FLORIDA LLC ASSET PROTECTION SUFFERS MAJOR DEFEAT!
Florida’s Supreme Court took away a key Florida LLC asset protection benefit in deciding Olmstead vs. Federal Trade Commission (FTC) (SC 01-109, Fla. June 24, 2010). Previous to the ruling, a charging order was the sole remedy whereby a judgment creditor could only receive applicable distributions from the LLC. Now, a judgment creditor may directly seize the ownership interest of the member in any single member LLC.

The Olmstead decision allows Florida courts to order a judgment debtor to surrender all right, title and interest in the debtor's single member Florida LLC and its assets to satisfy a judgment.
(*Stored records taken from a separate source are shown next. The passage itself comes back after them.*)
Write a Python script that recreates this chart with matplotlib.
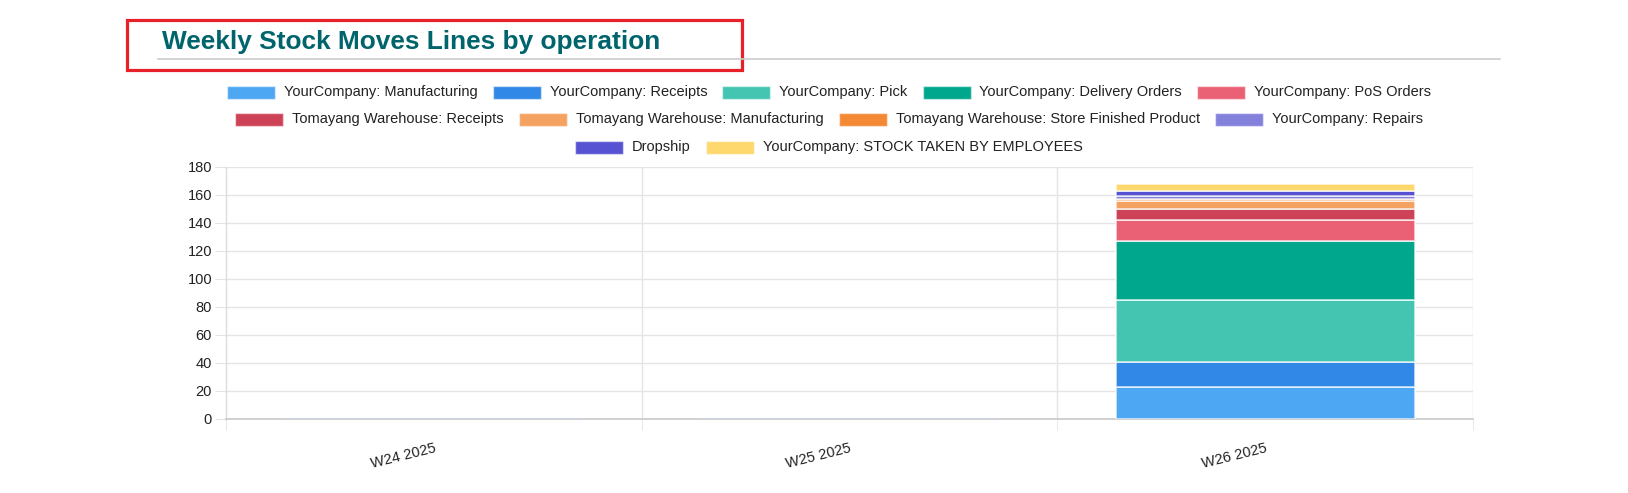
import matplotlib
matplotlib.use("Agg")
import matplotlib.pyplot as plt
from matplotlib.patches import Rectangle
from matplotlib.lines import Line2D

plt.rcParams['font.family'] = ['Liberation Sans', 'DejaVu Sans']

W, H = 1628, 493

weeks = ['W24 2025', 'W25 2025', 'W26 2025']
operations = [
    'YourCompany: Manufacturing',
    'YourCompany: Receipts',
    'YourCompany: Pick',
    'YourCompany: Delivery Orders',
    'YourCompany: PoS Orders',
    'Tomayang Warehouse: Receipts',
    'Tomayang Warehouse: Manufacturing',
    'Tomayang Warehouse: Store Finished Product',
    'YourCompany: Repairs',
    'Dropship',
    'YourCompany: STOCK TAKEN BY EMPLOYEES',
]
# move lines per week, one list per operation (W24, W25, W26)
manufacturing = [0, 0, 23]
receipts = [0, 0, 18]
pick = [0, 0, 44]
delivery = [0, 0, 42]
pos_orders = [0, 0, 15]
tw_receipts = [0, 0, 8]
tw_manufacturing = [0, 0, 6]
tw_store_finished = [0, 0, 1]
repairs = [0, 0, 2]
dropship = [0, 0, 4]
stock_taken = [0, 0, 5]
series = [manufacturing, receipts, pick, delivery, pos_orders, tw_receipts,
          tw_manufacturing, tw_store_finished, repairs, dropship, stock_taken]
colors = ['#4EA7F2', '#3188E6', '#43C5B1', '#00A78D', '#EA6175', '#CE4257',
          '#F4A261', '#F48935', '#8481DD', '#5752D1', '#FFD86D']
legend_rows = [[0, 1, 2, 3, 4], [5, 6, 7, 8], [9, 10]]


def fx(px):
    return px / W


def fy(py):
    return 1 - py / H


fig = plt.figure(figsize=(W / 100, H / 100), dpi=100)
left, right, top, bottom = 226, 1473, 167, 419
ax = fig.add_axes([fx(left), fy(bottom), fx(right - left), (bottom - top) / H])

x = list(range(len(weeks)))
base = [0] * len(weeks)
for vals, col in zip(series, colors):
    edges = [(1, 1, 1, 0.75) if v > 0 else (0.80, 0.84, 0.90, 1) for v in vals]
    ax.bar(x, vals, width=0.72, bottom=base, color=col,
           edgecolor=edges, linewidth=1.2, zorder=3)
    base = [b + v for b, v in zip(base, vals)]

ax.set_xlim(-0.5, len(weeks) - 0.5)
ax.set_ylim(0, 180)
ax.set_yticks(range(0, 181, 20))
ax.set_xticks(x)
ax.set_xticklabels(weeks, rotation=14, ha='right', va='top',
                   rotation_mode='anchor')
ax.set_xticks([i - 0.5 for i in range(len(weeks) + 1)], minor=True)

ax.grid(False)
for yv in range(20, 181, 20):
    ax.axhline(yv, color='#e4e4e4', lw=1, zorder=1)
for xv in [0.5, 1.5, 2.5]:
    ax.axvline(xv, color='#e4e4e4', lw=1, zorder=1)

for s in ['top', 'right']:
    ax.spines[s].set_visible(False)
ax.spines['left'].set_color('#dcdcdc')
ax.spines['bottom'].set_color('#c8c8c8')
ax.spines['left'].set_linewidth(1)
ax.spines['bottom'].set_linewidth(1.2)

ax.tick_params(axis='y', length=8, color='#e4e4e4', labelsize=10.5,
               labelcolor='#222222', pad=2)
ax.tick_params(axis='x', which='major', length=0, labelsize=10.5,
               labelcolor='#222222', pad=16)
ax.tick_params(axis='x', which='minor', length=8, color='#e4e4e4')

# title block
fig.text(fx(162), fy(42), 'Weekly Stock Moves Lines by operation',
         fontsize=18.9, fontweight='bold', color='#00646c',
         ha='left', va='center')
fig.add_artist(Line2D([fx(158), fx(1500)], [fy(58.5), fy(58.5)],
                      color='#cccccc', lw=1.2))
fig.add_artist(Rectangle((fx(127), fy(70)), fx(742 - 127), (70 - 20) / H,
                         fill=False, edgecolor='#e8202a', lw=2.3))

# legend, one centred row at a time
renderer = fig.canvas.get_renderer()
box_w, box_h, gap_txt, gap_item = 48, 13, 9, 15
centre = 829
row_y = [92, 119, 147]
for row, yc in zip(legend_rows, row_y):
    widths = []
    for i in row:
        t = fig.text(0, 0, operations[i], fontsize=10.5)
        widths.append(t.get_window_extent(renderer).width)
        t.remove()
    total = sum(box_w + gap_txt + w for w in widths) + gap_item * (len(row) - 1)
    xpos = centre - total / 2
    for i, w in zip(row, widths):
        fig.add_artist(Rectangle((fx(xpos), fy(yc + box_h / 2)), fx(box_w),
                                 box_h / H, facecolor=colors[i],
                                 edgecolor=(1, 1, 1, 0.5), lw=1))
        fig.text(fx(xpos + box_w + gap_txt), fy(yc), operations[i],
                 fontsize=10.5, color='#222222', ha='left', va='center')
        xpos += box_w + gap_txt + w + gap_item

fig.savefig('out.png', dpi=100)
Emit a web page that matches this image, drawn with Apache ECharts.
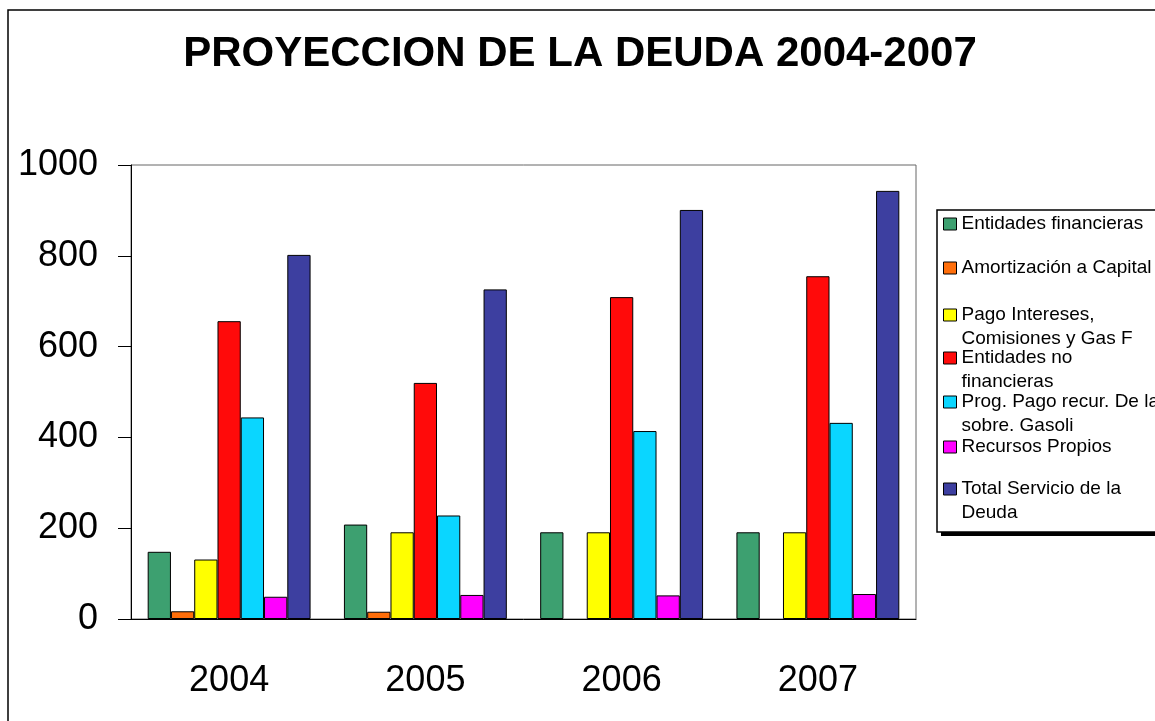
<!DOCTYPE html>
<html>
<head>
<meta charset="utf-8">
<script src="https://cdn.jsdelivr.net/npm/echarts@6/dist/echarts.min.js"></script>
<style>
html,body{margin:0;padding:0;background:#fff;}
#chart{width:1155px;height:721px;}
</style>
</head>
<body>
<div id="chart"></div>
<script>
const years = ['2004', '2005', '2006', '2007'];
const yTicks = [0, 200, 400, 600, 800, 1000];
const seriesNames = [
  'Entidades financieras',
  'Amortización a Capital',
  'Pago Intereses, Comisiones y Gas F',
  'Entidades no financieras',
  'Prog. Pago recur. De la sobre. Gasoli',
  'Recursos Propios',
  'Total Servicio de la Deuda'
];
const legendLines = [
  ['Entidades financieras'],
  ['Amortización a Capital'],
  ['Pago Intereses,', 'Comisiones y Gas F'],
  ['Entidades no', 'financieras'],
  ['Prog. Pago recur. De la', 'sobre. Gasoli'],
  ['Recursos Propios'],
  ['Total Servicio de la', 'Deuda']
];
const entidadesFinancieras = [148, 208, 191, 191];
const amortizacionCapital = [17, 16, null, null];
const pagoIntereses = [131, 191, 191, 191];
const entidadesNoFinancieras = [656, 520, 709, 755];
const progPagoRecur = [444, 228, 414, 432];
const recursosPropios = [49, 53, 52, 55];
const totalServicio = [802, 726, 901, 943];
const seriesValues = [entidadesFinancieras, amortizacionCapital, pagoIntereses, entidadesNoFinancieras, progPagoRecur, recursosPropios, totalServicio];
const colors = ['#3DA070', '#FF6E0A', '#FFFF00', '#FF0A0A', '#0AD6FF', '#FF00FF', '#3D3FA0'];
const legendIconCenters = [224, 268, 315, 358, 402, 447, 489];

const FONT = '"Liberation Sans", Arial, sans-serif';
const chart = echarts.init(document.getElementById('chart'), null, {renderer: 'canvas'});

const legends = seriesNames.map((name, i) => {
  const lines = legendLines[i];
  const multi = lines.length > 1;
  return {
    orient: 'vertical',
    left: 943,
    top: multi ? legendIconCenters[i] - 36 : legendIconCenters[i] - 12,
    padding: 0,
    itemWidth: 13,
    itemHeight: 12,
    selectedMode: false,
    data: [name],
    icon: 'rect',
    itemStyle: {borderColor: '#000', borderWidth: 1},
    formatter: () => multi ? '\n' + lines.join('\n') : lines[0],
    textStyle: {fontFamily: FONT, fontSize: 19, color: '#000', lineHeight: 24}
  };
});

const option = {
  backgroundColor: '#fff',
  animation: false,
  title: {
    text: 'PROYECCION DE LA DEUDA 2004-2007',
    left: 575, textAlign: 'center',
    top: 28,
    textStyle: {fontFamily: FONT, fontSize: 42, fontWeight: 'bold', color: '#000'}
  },
  legend: legends,
  grid: {
    left: 131, right: 239, top: 165, bottom: 102,
    show: true, borderColor: '#666', borderWidth: 1, containLabel: false
  },
  graphic: [
    {type: 'rect', z: -10, shape: {x: 8, y: 10, width: 1300, height: 900},
      style: {fill: 'none', stroke: '#000', lineWidth: 1.5}},
    {type: 'rect', z: -9, shape: {x: 941, y: 214, width: 300, height: 322},
      style: {fill: '#000'}},
    {type: 'rect', z: -8, shape: {x: 937, y: 210, width: 300, height: 322},
      style: {fill: '#fff', stroke: '#000', lineWidth: 1.5}}
  ],
  xAxis: {
    type: 'category',
    data: years,
    axisLine: {show: true, lineStyle: {color: '#000', width: 1}},
    axisTick: {show: false},
    axisLabel: {fontFamily: FONT, fontSize: 36, color: '#000', margin: 44}
  },
  yAxis: {
    type: 'value',
    min: yTicks[0], max: yTicks[yTicks.length - 1], interval: 200,
    splitLine: {show: false},
    axisLine: {show: true, lineStyle: {color: '#000', width: 1}},
    axisTick: {show: true, length: 13, lineStyle: {color: '#000'}},
    axisLabel: {fontFamily: FONT, fontSize: 36, color: '#000', margin: 33, padding: [8, 0, 0, 0], formatter: v => String(v)}
  },
  series: seriesNames.map((name, i) => ({
    name: name,
    type: 'bar',
    data: seriesValues[i],
    barGap: '0%',
    barCategoryGap: '17%',
    itemStyle: {color: colors[i], borderColor: '#000', borderWidth: 1}
  }))
};
chart.setOption(option);
</script>
</body>
</html>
Prior to the ruling many had believed that Florida law provided that the charging order was the exclusive creditor remedy.

NOT ANYMORE!

Multi member Florida LLC owners as well as any LLC from any other jurisdiction that is registered and qualified to conduct business as a foreign entity in Florida should be EXTREMELY concerned by this ruling also. Writing a dissent in the 3-2 decision Justice Lewis warned that the Olmstead ruling implies that the charging order is a non-exclusive remedy for any LLC, whether single or multi member, whether Florida organized or not.